School starts today so not much time for anything else. But I do have a new book called "Why we Drive" by Matthew Crawford.
I am so enjoying this book. It isn't a novel but rather looks deeply at our society through the lens of this American. Much of his observations could be applied to any first world country. He puts words together in an order that makes reading a pleasure. I have borrowed this book from the on-line library at my local council but I think it is important enough to buy a hard copy. It is one of those books that explains so much of what is going on in our world today.
His thoughts on the company "Uber" ( the taxi replacement Company) is great. I, for one, refuse to use Uber and if I need a car will call a taxi. My children and most of my friends use their services all the time. After reading his explanation of their business model I understand what it is I didn't like about this Company but I never had any firm evidence or understanding for my beliefs. Now I do. He also shows that how much everything changes it stay much the same, reaching back to Greek of Roman writers to illustrate his point.
The review from Penguin books said,
"Driving, it turns out, offers a near-perfect embodiment of the broader changes being wrought by government and technology throughout our lives. In Why We Drive,the philosopher and mechanic Matthew Crawford shows the driver's seat to be one of the few remaining places where we still regularly take risk, exercise skill and enjoy freedom. But it is here too that we discover what we are losing to automation and the technocrats, and who will profit from the vision of progress they press upon us."

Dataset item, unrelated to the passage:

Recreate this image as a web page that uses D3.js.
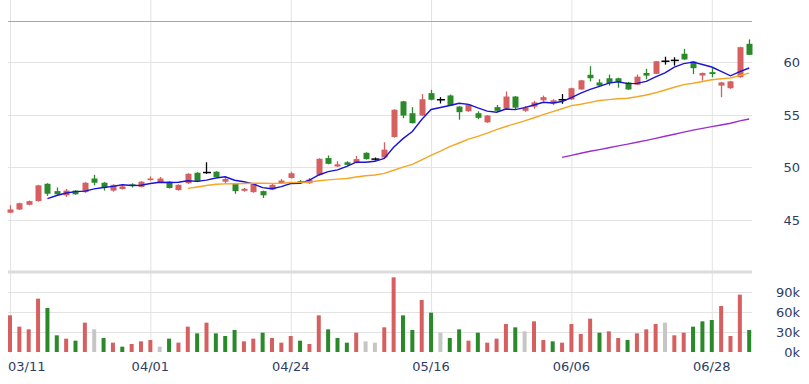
<!DOCTYPE html>
<html><head><meta charset="utf-8">
<script src="https://cdn.jsdelivr.net/npm/d3@7"></script>
<style>body{margin:0;background:#fff}svg{display:block}</style>
</head><body><svg id="c" width="809" height="384"></svg>
<script>
const dates = ["03/11","03/12","03/13","03/14","03/15","03/18","03/19","03/20","03/21","03/22",
"03/25","03/26","03/27","03/28","03/29","04/01","04/02","04/03","04/08","04/09",
"04/10","04/11","04/12","04/15","04/16","04/17","04/18","04/19","04/22","04/23",
"04/24","04/25","04/26","04/29","04/30","05/02","05/03","05/06","05/07","05/08",
"05/09","05/10","05/13","05/14","05/15","05/16","05/17","05/20","05/21","05/22",
"05/23","05/24","05/27","05/28","05/29","05/30","05/31","06/03","06/04","06/05",
"06/06","06/10","06/11","06/12","06/13","06/14","06/17","06/18","06/19","06/20",
"06/21","06/24","06/25","06/26","06/27","06/28","07/01","07/02","07/03","07/04"];
const open = [45.7,46.0,46.45,46.8,48.45,47.75,47.35,47.8,47.65,48.95,
48.55,47.8,47.95,48.4,48.15,48.8,48.6,48.65,47.85,48.5,
49.5,49.52,49.6,48.65,48.45,47.78,47.65,47.75,47.9,48.5,
49.0,48.7,48.5,49.3,50.9,50.1,50.5,50.45,51.4,50.8,
50.95,52.9,56.3,55.17,54.95,57.08,56.45,56.86,55.8,55.36,
55.17,54.3,55.75,55.6,56.76,55.4,55.8,56.4,56.1,56.45,
56.48,57.43,58.83,58.1,58.5,58.5,58.1,57.88,59.0,58.92,
60.12,60.2,60.83,60.1,58.76,59.08,57.8,57.55,58.6,61.78];
const high = [46.4,46.65,46.85,48.35,48.5,48.1,47.95,47.85,48.6,49.3,
48.6,48.4,48.3,48.5,48.7,49.15,49.1,48.7,48.4,49.45,
49.55,50.5,49.65,49.15,48.5,48.05,48.5,47.8,48.5,48.9,
49.6,48.8,49.0,50.88,51.15,50.6,50.6,51.1,51.45,50.95,
52.4,55.55,56.35,55.75,57.0,57.4,56.7,56.95,55.85,56.05,
55.35,55.0,55.95,57.24,56.8,55.85,56.35,56.85,56.5,57.0,
57.6,58.35,59.65,58.4,58.85,58.55,58.15,58.85,59.4,60.15,
60.55,60.5,61.3,60.15,59.05,59.45,58.15,58.25,61.5,62.2];
const low = [45.65,45.95,46.4,46.75,47.3,47.4,47.2,47.4,47.6,48.3,
47.8,47.7,47.9,48.1,48.1,48.75,48.55,48.0,47.8,48.45,
48.6,49.4,49.05,48.45,47.5,47.7,47.6,47.1,47.85,48.45,
48.95,48.45,48.45,49.25,50.3,50.05,50.2,50.4,50.75,50.65,
50.9,52.85,54.7,54.2,54.9,56.4,56.1,55.85,54.55,55.3,
54.6,54.25,55.3,55.55,55.55,55.3,55.6,56.3,55.95,56.07,
56.45,57.4,58.2,57.75,57.8,57.6,57.4,57.85,58.4,58.9,
59.8,59.7,60.25,58.9,58.27,58.6,56.7,57.5,58.55,60.7];
const close = [46.0,46.6,46.8,48.3,47.5,47.45,47.8,47.45,48.55,48.55,
48.1,48.35,48.2,48.25,48.65,48.95,48.95,48.05,48.35,49.4,
48.65,49.52,49.1,48.9,47.75,47.97,48.45,47.35,48.35,48.75,
49.45,48.55,48.85,50.83,50.35,50.3,50.25,50.8,50.8,50.8,
51.7,55.5,54.95,54.22,56.5,56.45,56.45,55.9,55.27,56.0,
54.73,54.95,55.4,56.76,55.7,55.7,56.2,56.7,56.4,56.45,
57.55,58.3,58.5,57.8,58.05,58.15,57.43,58.65,58.75,60.12,
60.12,60.2,60.29,59.46,59.0,58.9,58.1,58.2,61.46,60.73];
const volume = [55,38,34,80,66,25,20,17,44,34,
21,14,8,12,16,18,8,20,14,38,
28,44,28,24,33,16,20,29,21,14,
24,17,12,55,34,21,14,29,16,14,
37,112,55,33,78,59,29,21,34,17,
29,14,20,42,37,31,46,18,16,14,
42,27,50,29,31,21,18,28,34,42,
44,25,29,38,46,48,69,24,86,33];
// daily change direction used for volume colouring: 1 up, -1 down, 0 unchanged
const volTrend = [1,1,1,1,-1,-1,1,-1,1,0,
-1,1,-1,1,1,1,0,-1,1,1,
-1,1,-1,-1,-1,1,1,-1,1,1,
1,-1,1,1,-1,-1,-1,1,0,0,
1,1,-1,-1,1,-1,0,-1,-1,1,
-1,1,1,1,-1,0,1,1,-1,1,
1,1,1,-1,1,1,-1,1,1,1,
0,1,1,-1,-1,-1,1,1,1,-1];
const tickLabels = ["03/11","04/01","04/24","05/16","06/06","06/28"];
const priceTicks = [45,50,55,60];
const volTicks = [0,30,60,90];
const maPeriods = [5,20,60];

const svg = d3.select("#c");
const left = 8, right = 752;
const x = d3.scalePoint().domain(dates).range([10, 749.2]);
const y = d3.scaleLinear().domain([40,64]).range([272.5,20.5]);
const yv = d3.scaleLinear().domain([0,120]).range([352,272]);
const RED="#d65f5f", GREEN="#2a8a2a", GRAY="#c6c6c6", TXT="#2e3d63", GRID="#e3e3e3";

// grids
const g = svg.append("g");
g.selectAll(".vg").data(tickLabels).join("line")
  .attr("x1",d=>x(d)+0.5).attr("x2",d=>x(d)+0.5).attr("y1",0).attr("y2",353)
  .attr("stroke",GRID).attr("stroke-width",1);
g.selectAll(".hg").data(priceTicks).join("line")
  .attr("x1",left).attr("x2",right).attr("y1",d=>Math.round(y(d))+0.5).attr("y2",d=>Math.round(y(d))+0.5)
  .attr("stroke",GRID);
g.selectAll(".vhg").data(volTicks.slice(1)).join("line")
  .attr("x1",left).attr("x2",right).attr("y1",d=>Math.round(yv(d))+0.5).attr("y2",d=>Math.round(yv(d))+0.5)
  .attr("stroke",GRID);
g.append("line").attr("x1",left).attr("x2",right).attr("y1",yv(120)).attr("y2",yv(120))
  .attr("stroke","#dcdcdc").attr("stroke-width",3);
g.append("line").attr("x1",left).attr("x2",right).attr("y1",Math.round(y(64))+0.5).attr("y2",Math.round(y(64))+0.5)
  .attr("stroke","#b3aa78").attr("stroke-width",1.2);

// axes text
svg.append("g").selectAll("text").data(priceTicks).join("text")
  .attr("x",800).attr("y",d=>y(d)).attr("dy","0.36em").attr("text-anchor","end")
  .attr("font-family","DejaVu Sans").attr("font-size",13).attr("fill",TXT).text(d=>d);
svg.append("g").selectAll("text").data(volTicks).join("text")
  .attr("x",800).attr("y",d=>yv(d)).attr("dy","0.36em").attr("text-anchor","end")
  .attr("font-family","DejaVu Sans").attr("font-size",13).attr("fill",TXT).text(d=>d+"k");
svg.append("g").selectAll("text").data(tickLabels).join("text")
  .attr("x",(d,i)=>i===0?left:x(d)).attr("y",371).attr("text-anchor",(d,i)=>i===0?"start":"middle")
  .attr("font-family","DejaVu Sans").attr("font-size",13).attr("fill",TXT).text(d=>d);

// volume
const idx = d3.range(dates.length);
svg.append("g").selectAll("rect").data(idx).join("rect")
  .attr("x",i=>x(dates[i])-2).attr("width",4)
  .attr("y",i=>yv(volume[i])).attr("height",i=>yv(0)-yv(volume[i]))
  .attr("fill",i=>volTrend[i]>0?RED:volTrend[i]<0?GREEN:GRAY);

// candles
const cg = svg.append("g");
const col = i=> close[i]>open[i]?RED:close[i]<open[i]?GREEN:"#000";
cg.selectAll("line.w").data(idx).join("line")
  .attr("x1",i=>Math.round(x(dates[i]))+0.5).attr("x2",i=>Math.round(x(dates[i]))+0.5)
  .attr("y1",i=>y(high[i])).attr("y2",i=>y(low[i])).attr("stroke",col).attr("stroke-width",1.3);
cg.selectAll("rect").data(idx.filter(i=>open[i]!==close[i])).join("rect")
  .attr("x",i=>Math.round(x(dates[i]))-3+0.5).attr("width",6)
  .attr("y",i=>y(Math.max(open[i],close[i])))
  .attr("height",i=>Math.max(1,Math.abs(y(open[i])-y(close[i]))))
  .attr("fill",col);
cg.selectAll("line.d").data(idx.filter(i=>open[i]===close[i])).join("line")
  .attr("x1",i=>x(dates[i])-3.5).attr("x2",i=>x(dates[i])+4.5)
  .attr("y1",i=>y(close[i])).attr("y2",i=>y(close[i])).attr("stroke","#000").attr("stroke-width",1.5);

// moving averages
const maColors = ["#1a12d6","#f5a623","#9a2fd0"];
maPeriods.forEach((p,k)=>{
  const pts = idx.filter(i=>i>=p-1).map(i=>[i, d3.mean(close.slice(i-p+1,i+1))]);
  svg.append("path").datum(pts)
    .attr("d",d3.line().x(d=>x(dates[d[0]])).y(d=>y(d[1])))
    .attr("fill","none").attr("stroke",maColors[k]).attr("stroke-width",1.4);
});
</script></body></html>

There is much debate here about the Federal Government insisting that Companies like Google and Facebook pay for the news that they copy from Australian Companies, both print and on-line. Trying to understand the broader picture of exactly what is taking place here, (Google has threatened to close it's search engines to Australia), has been my reason for my search for more information. There are far more academic books on this subject but this one is written in a way that is informative and interesting to read.
I am going to have to read his other book, "The case for working with your hands", after this.